“I just can’t eat another bite.” I tried coaxing, “You haven’t even taken a first bite. Try a first bite.” I sat in the dining room at the facility where I worked, enjoying my Monday duty of assisting some residents with their noon meal. It was often a welcome break from the other work I was doing, There was never a dull moment in the dining room. Christmas music played in the background. There was a little eighty or ninety-something doll with her jet-black hair sitting to my right. She was a pistol with a deeper smoky voice, reminiscent of some aging former starlet, and had one volume that would carry throughout any room she was in and into any adjacent room, “Well, I did try it, and it’s not spicy enough, if you know what I mean.” I did know what she meant, which made me smile as I peppered her spaghetti. I turned away from her, not wanting to encourage her further, and hoping she would eat if no one was watching. To my left was a lady who didn’t speak but was, however, very aware of her surroundings and what was taking place. Knowing this, I was a little more timid with her. I wouldn’t be able to sell her any lines. I held a spoonful of pureed peas up for her inspection, “Do you want to try the peas?” I read the answer clearly on her face and nervously responding, “Oh, not the peas, huh?” She looked at me like I was a dimwit. “Yeah, sorry,” I ditched the spoon. “How do you feel about chicken?” She seemed agreeable to that, accepting the bite I offered. I got this, I thought.
Perry Como was crooning from a CD player in the corner of the room, “Oh come all ye faithful, joyful and triumphant…” Enveloped in the song, I was taken back to another place and time. A three-year old me watched Mr. Rogers change his shoes inside of the black and white magical box in our living room. From the kitchen, Mom was humming along with Perry, then singing along with, “Oh come let us adore him…” Her voice clear and beautiful made me feel warm, I was safe and happy. All was well in my little three-year-old world…

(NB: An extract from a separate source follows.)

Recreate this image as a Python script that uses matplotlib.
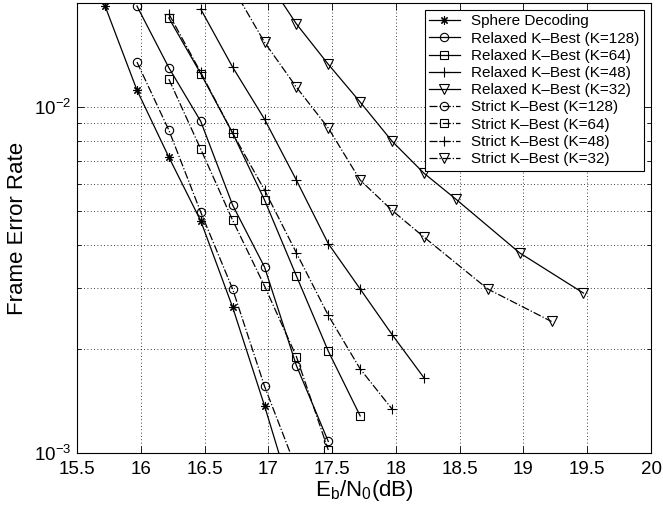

I was brought back to the present by the realization that tears were streaming down my face, dripping off my chin. I tasted the salt as I licked at tears that ran past the corner of my mouth. Across the table sat a lady who often recognized me, in her mind, as a dear friend from long ago, which made me very happy to live in her reality. Smiling widely, she held up her last pickle, “Take it. I’ve had plenty. They’re just so good!” The gesture was so sweet. I fought for composure, “You go ahead. I know they’re your favorite.” I made eye contact with my quiet friend to the left, as I spooned more meat for her. I saw her compassion. She knew. She read me. I was caught. I tried to smile to prove that I was ok. Her eyes told me she wasn’t buying it. So, I let the river flow, and was thankful that my back was to the rest of the room, and that only the two of us knew that I was crying.
I turned my attention to the spicy little doll face to my right, offering her more spaghetti. She had no interest and began to tug at the terry-cloth clothing protector around her neck. I tried to stop her, “Don’t you want to keep that on, in case something spills? You don’t want to ruin your beautiful outfit.” Loud and proud she proclaimed, “No I don’t want to wear this thing! I’m just trying to be sexy.” She had me. I shook my head and smiled. What could I possibly say to that? I wanted to applaud her and her jet-black hair! Under my breath I muttered, “Of course you are. You are bringing sexy back.” I made a last-ditch attempt at getting her to take something, “One more drink of your chocolate milk. You love chocolate milk.” There was no stopping her, “Let’s get out of here and find a real drink!” I knew that I’d been beat, so I wheeled her out, “Lets go see what kind of trouble you can stir up out here.”
After finding her a spot where she would be entertained, or rather, where she would entertain everyone within hearing distance, I headed for my office and the privacy it would afford me. The roller coaster ride I had just experienced had my head reeling, and I supposed I was due for a cry. The first Christmas without Mama was only three days away. Instead of my office, I wandered outside. The cold air felt good on my face. I was still shaken by the unexpected visitation of the FIRST Christmas I could remember with my mom, so I walked. As I walked, I wondered what kind of Christmas songs Mom was singing in heaven. Is Christmas a thing there? It’s probably an all the time thing there. Does she remember? Does she see me? Does she know me? My need for her and the comfort of her voice drew me back into that memory. Free to take it all in, I indulged myself, savoring every detail, the smell of baking, the smell of her, the sound of her voice calling me “honey”, her stunning beauty, the feel of the perfect soft skin of her cheek against mine. It was a pristine memory, and as I relived it again untethered, it became a treasure that made me smile through a few more tears. She had given me a Christmas gift long ago, and in the cool of that day walking through the parking lot, I opened it. So much more than a memory, it was pure comfort and joy!